▶ _Dataset records_:
----
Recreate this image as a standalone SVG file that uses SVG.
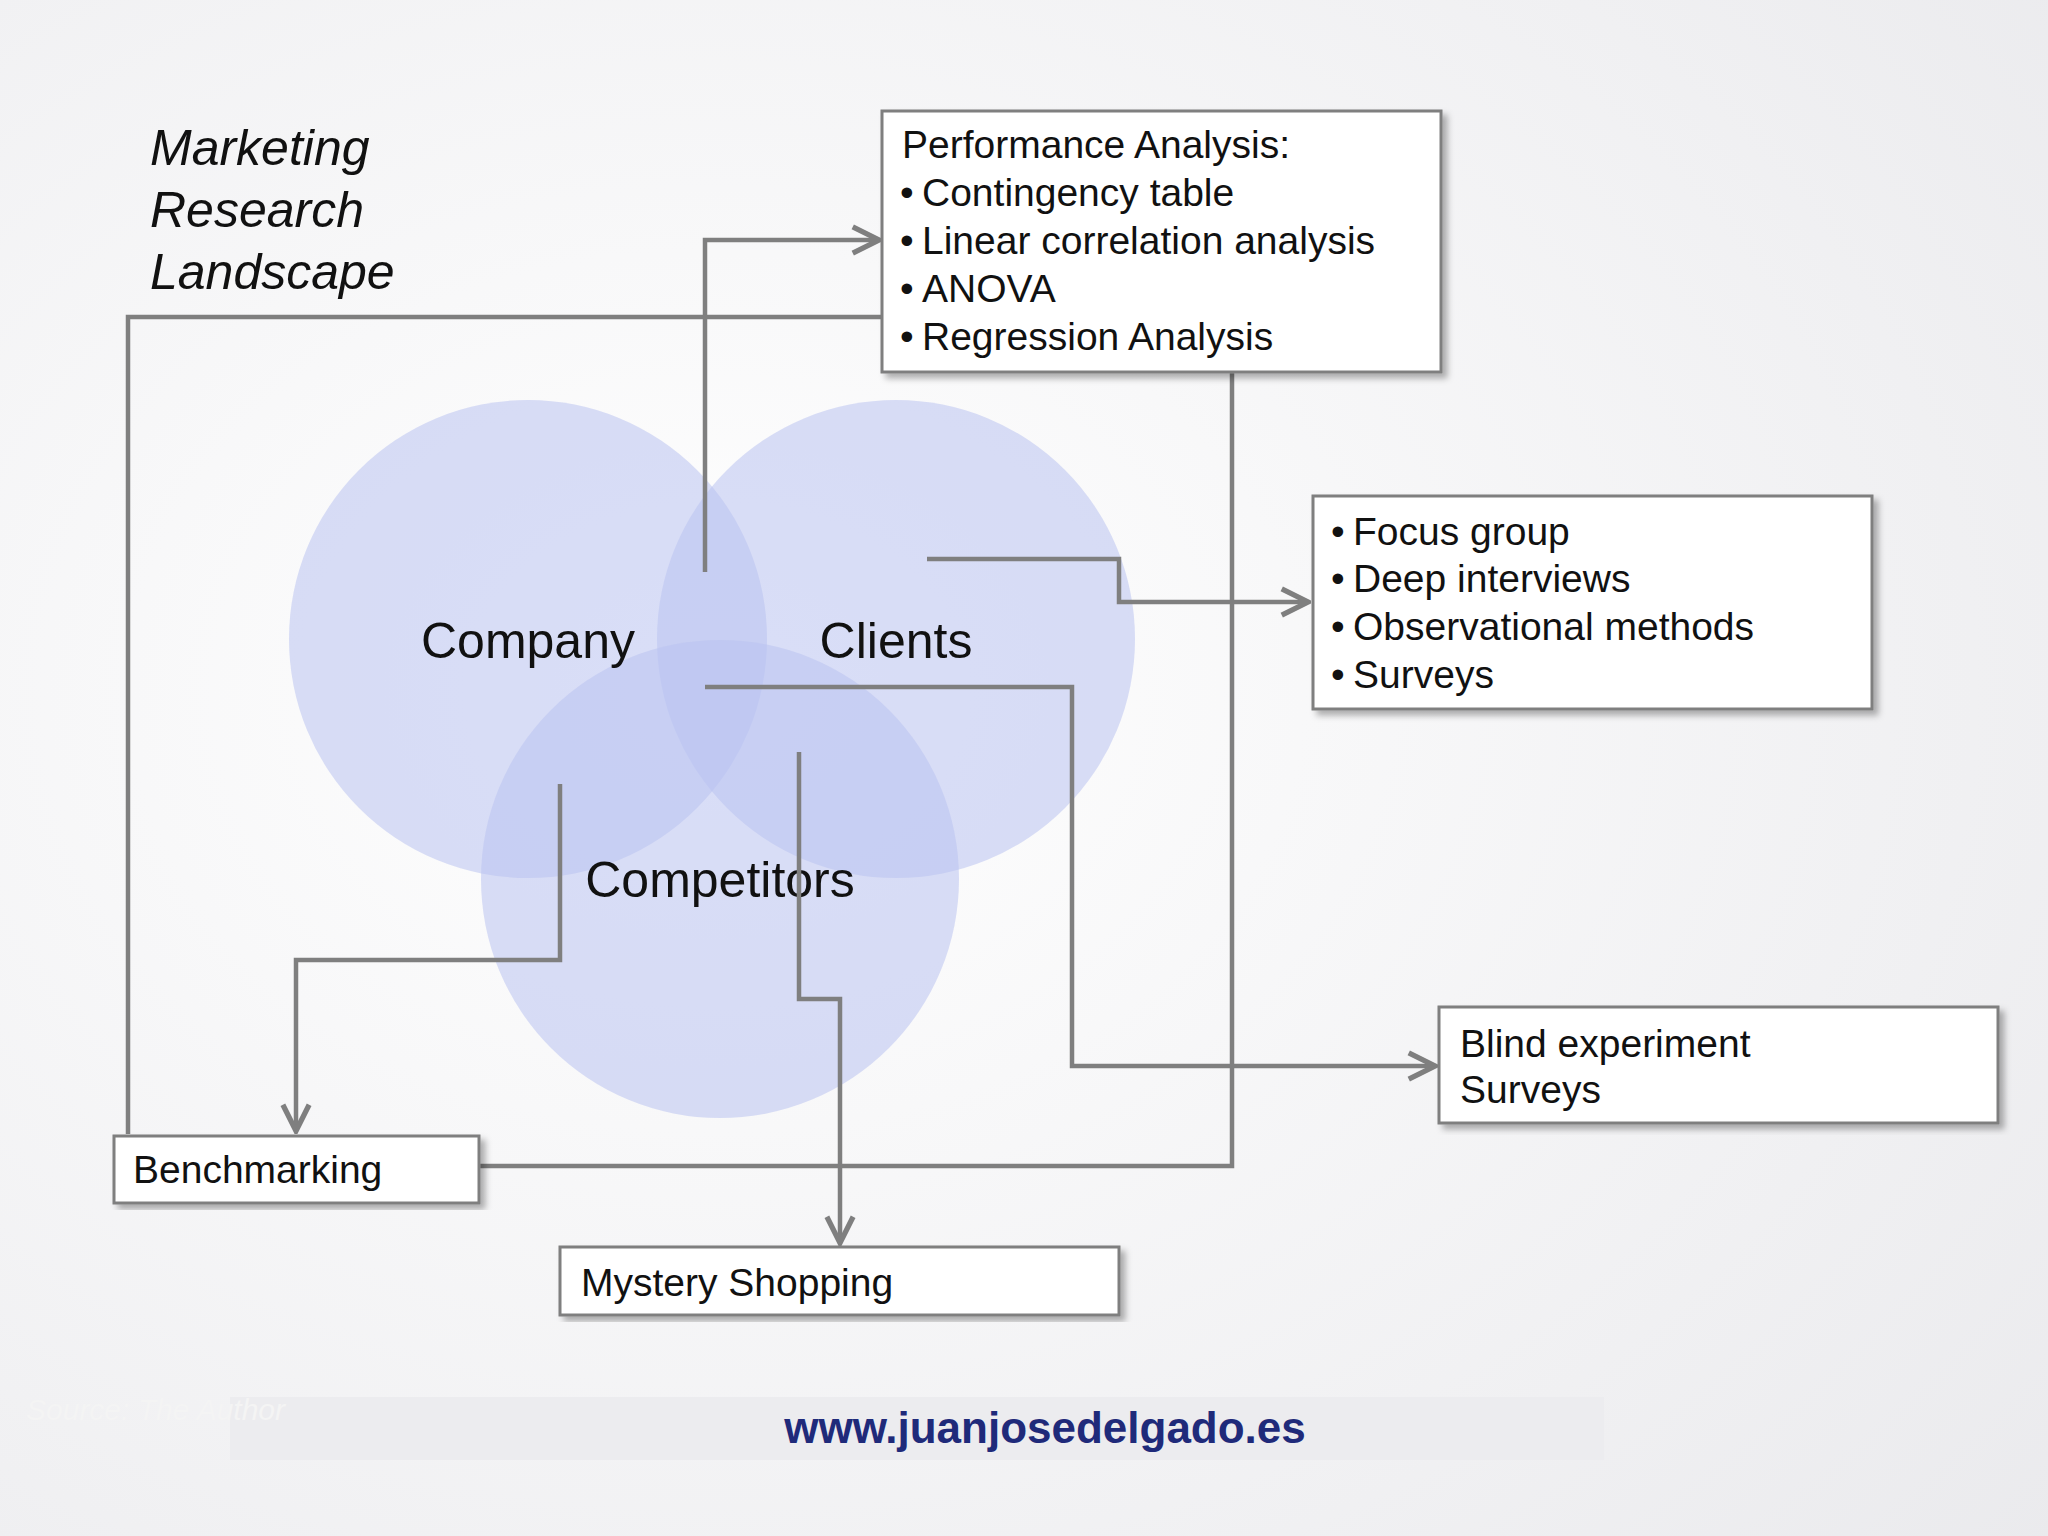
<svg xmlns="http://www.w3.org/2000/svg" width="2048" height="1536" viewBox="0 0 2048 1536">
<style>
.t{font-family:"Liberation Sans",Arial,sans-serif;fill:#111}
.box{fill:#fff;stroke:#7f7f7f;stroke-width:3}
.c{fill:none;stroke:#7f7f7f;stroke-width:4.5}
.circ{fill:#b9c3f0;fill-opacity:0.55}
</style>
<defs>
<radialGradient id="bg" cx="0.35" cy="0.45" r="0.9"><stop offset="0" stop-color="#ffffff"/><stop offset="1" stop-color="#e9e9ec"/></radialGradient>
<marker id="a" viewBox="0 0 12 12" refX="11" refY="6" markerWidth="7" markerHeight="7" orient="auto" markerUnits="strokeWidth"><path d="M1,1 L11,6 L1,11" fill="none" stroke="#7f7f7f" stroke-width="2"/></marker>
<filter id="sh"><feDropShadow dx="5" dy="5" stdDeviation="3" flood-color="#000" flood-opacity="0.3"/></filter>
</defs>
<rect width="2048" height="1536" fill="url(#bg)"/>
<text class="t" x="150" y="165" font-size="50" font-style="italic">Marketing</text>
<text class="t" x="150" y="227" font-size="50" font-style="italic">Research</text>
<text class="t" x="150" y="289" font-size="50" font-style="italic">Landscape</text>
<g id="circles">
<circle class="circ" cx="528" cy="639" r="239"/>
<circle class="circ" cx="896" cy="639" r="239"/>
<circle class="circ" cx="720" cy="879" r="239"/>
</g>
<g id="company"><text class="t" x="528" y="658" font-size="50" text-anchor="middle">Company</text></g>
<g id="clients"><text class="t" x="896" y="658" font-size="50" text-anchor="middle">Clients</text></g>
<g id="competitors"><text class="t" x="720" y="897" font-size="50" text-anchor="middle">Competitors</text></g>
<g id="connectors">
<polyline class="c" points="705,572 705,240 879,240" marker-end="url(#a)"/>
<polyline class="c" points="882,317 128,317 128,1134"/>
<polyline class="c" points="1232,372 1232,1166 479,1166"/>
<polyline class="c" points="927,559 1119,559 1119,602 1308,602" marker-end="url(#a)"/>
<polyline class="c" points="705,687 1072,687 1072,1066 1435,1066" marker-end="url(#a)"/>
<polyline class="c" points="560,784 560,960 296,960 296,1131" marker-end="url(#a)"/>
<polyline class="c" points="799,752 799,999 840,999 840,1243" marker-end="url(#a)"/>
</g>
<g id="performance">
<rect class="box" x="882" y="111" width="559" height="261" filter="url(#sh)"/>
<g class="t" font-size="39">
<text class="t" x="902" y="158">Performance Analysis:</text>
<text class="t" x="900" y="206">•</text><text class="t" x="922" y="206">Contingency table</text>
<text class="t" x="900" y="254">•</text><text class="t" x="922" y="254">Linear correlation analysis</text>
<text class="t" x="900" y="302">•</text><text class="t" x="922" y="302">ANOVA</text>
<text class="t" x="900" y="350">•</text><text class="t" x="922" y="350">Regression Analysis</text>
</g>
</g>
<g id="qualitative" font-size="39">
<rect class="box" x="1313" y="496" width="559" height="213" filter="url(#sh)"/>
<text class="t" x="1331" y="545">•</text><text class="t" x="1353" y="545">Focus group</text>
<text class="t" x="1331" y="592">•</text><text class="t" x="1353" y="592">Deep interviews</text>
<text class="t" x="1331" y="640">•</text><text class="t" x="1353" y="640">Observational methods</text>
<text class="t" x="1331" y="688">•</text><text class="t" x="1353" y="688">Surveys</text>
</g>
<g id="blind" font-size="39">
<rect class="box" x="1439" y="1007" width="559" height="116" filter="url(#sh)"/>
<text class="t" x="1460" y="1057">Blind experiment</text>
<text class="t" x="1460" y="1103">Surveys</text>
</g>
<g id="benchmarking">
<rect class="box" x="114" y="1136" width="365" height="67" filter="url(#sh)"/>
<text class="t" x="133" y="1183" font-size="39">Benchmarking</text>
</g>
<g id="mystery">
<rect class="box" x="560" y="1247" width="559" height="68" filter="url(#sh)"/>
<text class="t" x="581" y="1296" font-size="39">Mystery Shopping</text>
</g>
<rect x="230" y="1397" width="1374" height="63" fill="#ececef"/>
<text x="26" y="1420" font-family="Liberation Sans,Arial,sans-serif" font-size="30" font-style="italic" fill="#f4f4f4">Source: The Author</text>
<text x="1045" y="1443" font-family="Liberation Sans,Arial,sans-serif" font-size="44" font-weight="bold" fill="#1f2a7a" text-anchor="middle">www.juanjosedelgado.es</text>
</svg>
----
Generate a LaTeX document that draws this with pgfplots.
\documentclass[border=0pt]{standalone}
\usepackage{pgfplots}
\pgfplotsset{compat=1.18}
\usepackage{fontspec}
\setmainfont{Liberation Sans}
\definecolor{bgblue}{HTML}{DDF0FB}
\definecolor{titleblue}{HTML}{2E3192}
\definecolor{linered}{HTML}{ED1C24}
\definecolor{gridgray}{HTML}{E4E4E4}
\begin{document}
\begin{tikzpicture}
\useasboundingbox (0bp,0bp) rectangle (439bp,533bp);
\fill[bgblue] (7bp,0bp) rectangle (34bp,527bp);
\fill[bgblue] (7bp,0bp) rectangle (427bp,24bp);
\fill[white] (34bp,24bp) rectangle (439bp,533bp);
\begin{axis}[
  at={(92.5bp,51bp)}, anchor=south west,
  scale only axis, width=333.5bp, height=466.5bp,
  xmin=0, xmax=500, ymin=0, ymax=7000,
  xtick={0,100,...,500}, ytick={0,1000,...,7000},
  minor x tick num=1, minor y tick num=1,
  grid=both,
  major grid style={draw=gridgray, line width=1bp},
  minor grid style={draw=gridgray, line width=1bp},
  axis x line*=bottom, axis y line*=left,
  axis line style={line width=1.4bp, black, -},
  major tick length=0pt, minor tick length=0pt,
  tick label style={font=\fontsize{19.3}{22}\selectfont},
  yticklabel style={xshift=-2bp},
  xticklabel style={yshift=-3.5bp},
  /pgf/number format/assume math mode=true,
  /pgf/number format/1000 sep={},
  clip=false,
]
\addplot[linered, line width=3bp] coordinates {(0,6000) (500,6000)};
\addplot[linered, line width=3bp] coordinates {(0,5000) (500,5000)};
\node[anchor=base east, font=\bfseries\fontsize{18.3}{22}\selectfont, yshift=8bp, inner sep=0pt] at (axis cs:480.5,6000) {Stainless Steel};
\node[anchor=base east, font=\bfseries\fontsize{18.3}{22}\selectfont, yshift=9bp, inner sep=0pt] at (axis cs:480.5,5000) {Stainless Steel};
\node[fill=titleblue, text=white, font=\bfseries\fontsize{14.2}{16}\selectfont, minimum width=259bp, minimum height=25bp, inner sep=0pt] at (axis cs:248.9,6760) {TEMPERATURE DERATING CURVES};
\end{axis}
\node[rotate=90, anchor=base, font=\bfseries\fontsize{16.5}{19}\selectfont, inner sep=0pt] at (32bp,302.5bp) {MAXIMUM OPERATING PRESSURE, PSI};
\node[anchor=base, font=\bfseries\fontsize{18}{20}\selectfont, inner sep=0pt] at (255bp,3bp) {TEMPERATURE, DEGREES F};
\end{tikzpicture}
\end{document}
----
▶ _WRITTEN TASK_: Your answer should be one number: the count of lines in the data above that include the word "this".

▶ _THE ANSWER_: 2